The treaty, which took effect in January 2021, had 69 countries and territories as members as of early November. But the parties do not include countries that possess nuclear weapons.

Sueichi Kido (C) delivers a speech at a session of the Treaty on the Prohibition of Nuclear Weapons in New York on Nov. 27, 2023. (Kyodo)

Japan, the only country to have been attacked with atomic bombs, is not part of the treaty and did not send a representative to the first meeting of the its parties last year in Vienna as well as the ongoing second meeting.

Kido, secretary general of the Japan Confederation of A- and H-Bomb Sufferers Organizations, also said a nuclear war would only leave a world of death.

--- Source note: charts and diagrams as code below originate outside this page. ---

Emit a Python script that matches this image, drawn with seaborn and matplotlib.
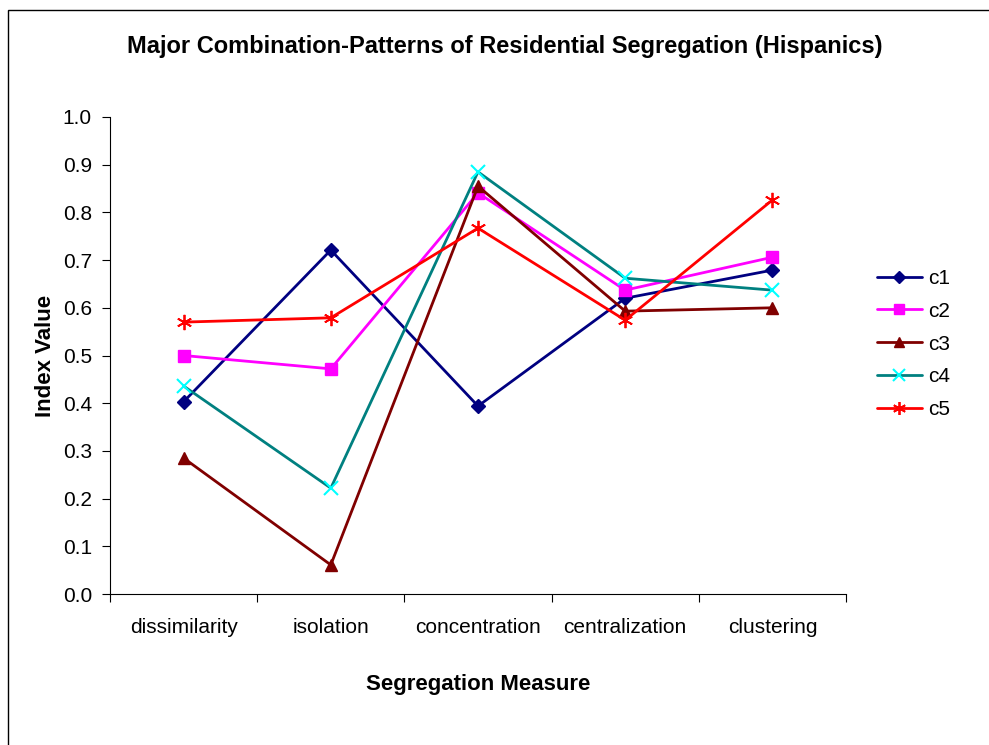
import matplotlib
matplotlib.use("Agg")
import matplotlib.pyplot as plt
import seaborn as sns
import pandas as pd
from matplotlib.patches import Rectangle
from matplotlib.lines import Line2D

measures = ["dissimilarity", "isolation", "concentration", "centralization", "clustering"]
c1 = [0.403, 0.721, 0.394, 0.620, 0.679]
c2 = [0.500, 0.472, 0.841, 0.637, 0.706]
c3 = [0.285, 0.061, 0.855, 0.593, 0.600]
c4 = [0.436, 0.222, 0.885, 0.662, 0.637]
c5 = [0.570, 0.579, 0.767, 0.574, 0.826]
series_names = ["c1", "c2", "c3", "c4", "c5"]
series_values = [c1, c2, c3, c4, c5]

sns.set_theme(style="white")
plt.rcParams["font.family"] = ["Liberation Sans", "DejaVu Sans"]
plt.rcParams["text.color"] = "black"
plt.rcParams["axes.labelcolor"] = "black"

styles = {
    "c1": dict(color="#000080", marker="D", mfc="#000080", mec="#000080", ms=7),
    "c2": dict(color="#FF00FF", marker="s", mfc="#FF00FF", mec="#FF00FF", ms=8),
    "c3": dict(color="#800000", marker="^", mfc="#800000", mec="#800000", ms=9),
    "c4": dict(color="#008080", marker="x", mfc="#00FFFF", mec="#00FFFF", ms=10, mew=1.5),
    "c5": dict(color="#FF0000", marker=(6, 2, 0), mfc="#FF0000", mec="#FF0000", ms=11, mew=1.3),
}

df = pd.DataFrame({
    "measure": measures * len(series_names),
    "value": [v for vals in series_values for v in vals],
    "series": [n for n in series_names for _ in measures],
})

fig = plt.figure(figsize=(9.89, 7.45), dpi=100)
ax = fig.add_axes([110 / 989, 1 - 594 / 745, (846 - 110) / 989, (594 - 117) / 745])

handles = []
for name in series_names:
    st = styles[name]
    sub = df[df["series"] == name]
    sns.lineplot(data=sub, x="measure", y="value", ax=ax, color=st["color"],
                 linewidth=2.0, marker=st["marker"], markersize=st["ms"],
                 markerfacecolor=st["mfc"], markeredgecolor=st["mec"],
                 markeredgewidth=st.get("mew", 1.0), legend=False, sort=False)
    handles.append(Line2D([], [], color=st["color"], linewidth=2.0, marker=st["marker"],
                          markersize=st["ms"] * 0.85, markerfacecolor=st["mfc"],
                          markeredgecolor=st["mec"], markeredgewidth=st.get("mew", 1.0)))

ax.set_xlim(-0.5, len(measures) - 0.5)
ax.set_ylim(0, 1.0)
ax.set_yticks([i / 10 for i in range(11)])
ax.set_yticklabels([f"{i / 10:.1f}" for i in range(11)], fontsize=15)
ax.set_xticks([i - 0.5 for i in range(len(measures) + 1)])
ax.set_xticklabels([])
ax.set_xticks(range(len(measures)), minor=True)
ax.set_xticklabels(measures, minor=True, fontsize=15)
ax.tick_params(axis="x", which="major", bottom=True, direction="out", length=6, width=0.8,
               color="black")
ax.tick_params(axis="x", which="minor", bottom=True, length=0, pad=17, labelcolor="black")
ax.tick_params(axis="y", left=True, direction="out", length=6, width=0.8, pad=7,
               color="black", labelcolor="black")
for s in ["top", "right"]:
    ax.spines[s].set_visible(False)
for s in ["left", "bottom"]:
    ax.spines[s].set_color("black")
    ax.spines[s].set_linewidth(0.8)

ax.set_xlabel("Segregation Measure", fontsize=16, fontweight="bold", labelpad=27)
ax.set_ylabel("Index Value", fontsize=16, fontweight="bold", labelpad=5)

fig.text(505 / 989, 1 - 47 / 745, "Major Combination-Patterns of Residential Segregation (Hispanics)",
         ha="center", va="center", fontsize=17, fontweight="bold")

fig.legend(handles, series_names, loc="center left", bbox_to_anchor=(858 / 989, 1 - 344 / 745),
           frameon=False, fontsize=15, handlelength=2.15, labelspacing=0.66, handletextpad=0.3)

# outer chart frame
fig.patches.append(Rectangle((8 / 989, -0.1), 1.2, 1 - 10 / 745 + 0.1, transform=fig.transFigure,
                             fill=False, edgecolor="black", linewidth=1.0))

fig.savefig("out.png", dpi=100, facecolor="white")
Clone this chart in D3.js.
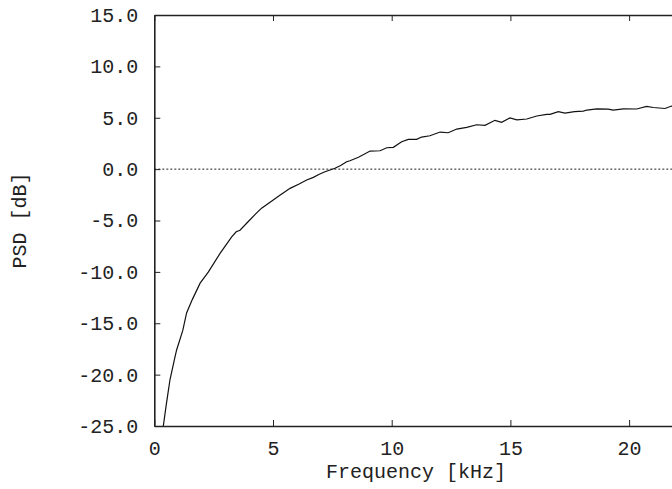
<!DOCTYPE html>
<html>
<head>
<meta charset="utf-8">
<script src="https://cdn.jsdelivr.net/npm/d3@7"></script>
<style>
  body { margin: 0; background: #fff; }
  text { font-family: "Liberation Mono", "Courier New", monospace; fill: #222; }
</style>
</head>
<body>
<div id="chart"></div>
<script>
var width = 672,
    height = 489;

// frequency in kHz, PSD in dB
var freq = [0.38, 0.5, 0.66, 0.87, 0.94, 1.2, 1.36, 1.6, 1.93, 2.28, 2.77, 3.26, 3.45, 3.61,
    3.96, 4.25, 4.52, 5.01, 5.35, 5.72, 6.1, 6.42, 6.7, 6.95, 7.19, 7.61, 7.85, 8.1, 8.24,
    8.6, 9.09, 9.51, 9.79, 10.07, 10.42, 10.7, 11.05, 11.26, 11.61, 12.04, 12.38, 12.74,
    13.16, 13.58, 13.93, 14.35, 14.63, 14.98, 15.27, 15.69, 16.11, 16.53, 16.67, 17.02,
    17.3, 17.7, 18.07, 18.22, 18.64, 19.12, 19.33, 19.76, 20.32, 20.74, 21.02, 21.51, 21.79, 22.05];
var psd = [-25.0, -23.0, -20.5, -18.3, -17.6, -15.7, -14.0, -12.7, -11.1, -10.0, -8.2, -6.6, -6.1, -5.95,
    -5.1, -4.4, -3.8, -3.0, -2.45, -1.87, -1.45, -1.06, -0.8, -0.5, -0.25, 0.08, 0.35, 0.72, 0.82,
    1.15, 1.76, 1.79, 2.08, 2.12, 2.67, 2.9, 2.9, 3.12, 3.25, 3.61, 3.54, 3.9,
    4.07, 4.32, 4.26, 4.75, 4.55, 4.98, 4.8, 4.88, 5.17, 5.33, 5.33, 5.59,
    5.46, 5.6, 5.65, 5.75, 5.87, 5.84, 5.74, 5.87, 5.85, 6.1, 6.0, 5.9, 6.14, 6.05];

var xTicks = [0, 5, 10, 15, 20];
var yTicks = [-25, -20, -15, -10, -5, 0, 5, 10, 15];

var margin = {left: 154.3, top: 15, bottom: 426};

var x = d3.scaleLinear().domain([0, 22.05]).range([margin.left, margin.left + 22.05 * 23.74]);
var y = d3.scaleLinear().domain([-25, 15]).range([margin.bottom, margin.top]);

var svg = d3.select('#chart').append('svg')
    .attr('width', width)
    .attr('height', height);

var fmt = function (d) { return d.toFixed(1); };

// zero reference
svg.append('line')
    .attr('x1', x(0)).attr('x2', x(22.05))
    .attr('y1', y(0)).attr('y2', y(0))
    .attr('stroke', '#222')
    .attr('stroke-width', 1)
    .attr('stroke-dasharray', '2,2');

svg.append('path')
    .datum(d3.zip(freq, psd))
    .attr('fill', 'none')
    .attr('stroke', '#111')
    .attr('stroke-width', 1.2)
    .attr('d', d3.line().x(d => x(d[0])).y(d => y(d[1])));

var xAxisBottom = svg.append('g')
    .attr('transform', 'translate(0,' + margin.bottom + ')')
    .call(d3.axisBottom(x).tickValues(xTicks).tickSizeInner(-6).tickSizeOuter(0).tickPadding(15));

var xAxisTop = svg.append('g')
    .attr('transform', 'translate(0,' + margin.top + ')')
    .call(d3.axisTop(x).tickValues(xTicks).tickSizeInner(-6).tickSizeOuter(0).tickFormat(''));

var yAxis = svg.append('g')
    .attr('transform', 'translate(' + margin.left + ',0)')
    .call(d3.axisLeft(y).tickValues(yTicks).tickFormat(fmt).tickSizeInner(-6).tickSizeOuter(0).tickPadding(16));

[xAxisBottom, xAxisTop, yAxis].forEach(function (g) {
    g.attr('font-size', null).attr('font-family', null);
    g.selectAll('.domain').attr('stroke', '#222').attr('stroke-width', 1.6);
    g.selectAll('.tick line').attr('stroke', '#222').attr('stroke-width', 1);
    g.selectAll('text').style('font-size', '20px').attr('fill', '#222');
});

svg.append('text')
    .attr('x', (x(0) + x(22.05)) / 2)
    .attr('y', 478)
    .attr('text-anchor', 'middle')
    .style('font-size', '20px')
    .text('Frequency [kHz]');

svg.append('text')
    .attr('transform', 'translate(26,' + (margin.top + margin.bottom) / 2 + ') rotate(-90)')
    .attr('text-anchor', 'middle')
    .style('font-size', '20px')
    .text('PSD [dB]');
</script>
</body>
</html>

The treaty parties will discuss issues such as how to verify the elimination of nuclear weapons through international organizations in the future and help the atomic bomb survivors and people affected by nuclear tests, before adopting a declaration on Friday.

"The risk of the deliberate or accidental use of nuclear weapons is today more present than ever before," Juan Ramon de la Fuente, a former Mexican ambassador to the world body who is chairing the meeting, told Monday's session.

Izumi Nakamitsu, U.N. undersecretary general and high representative for disarmament affairs, said, "Rising geopolitical tensions are not a reason to put off progress in our shared goal of a world free of nuclear weapons."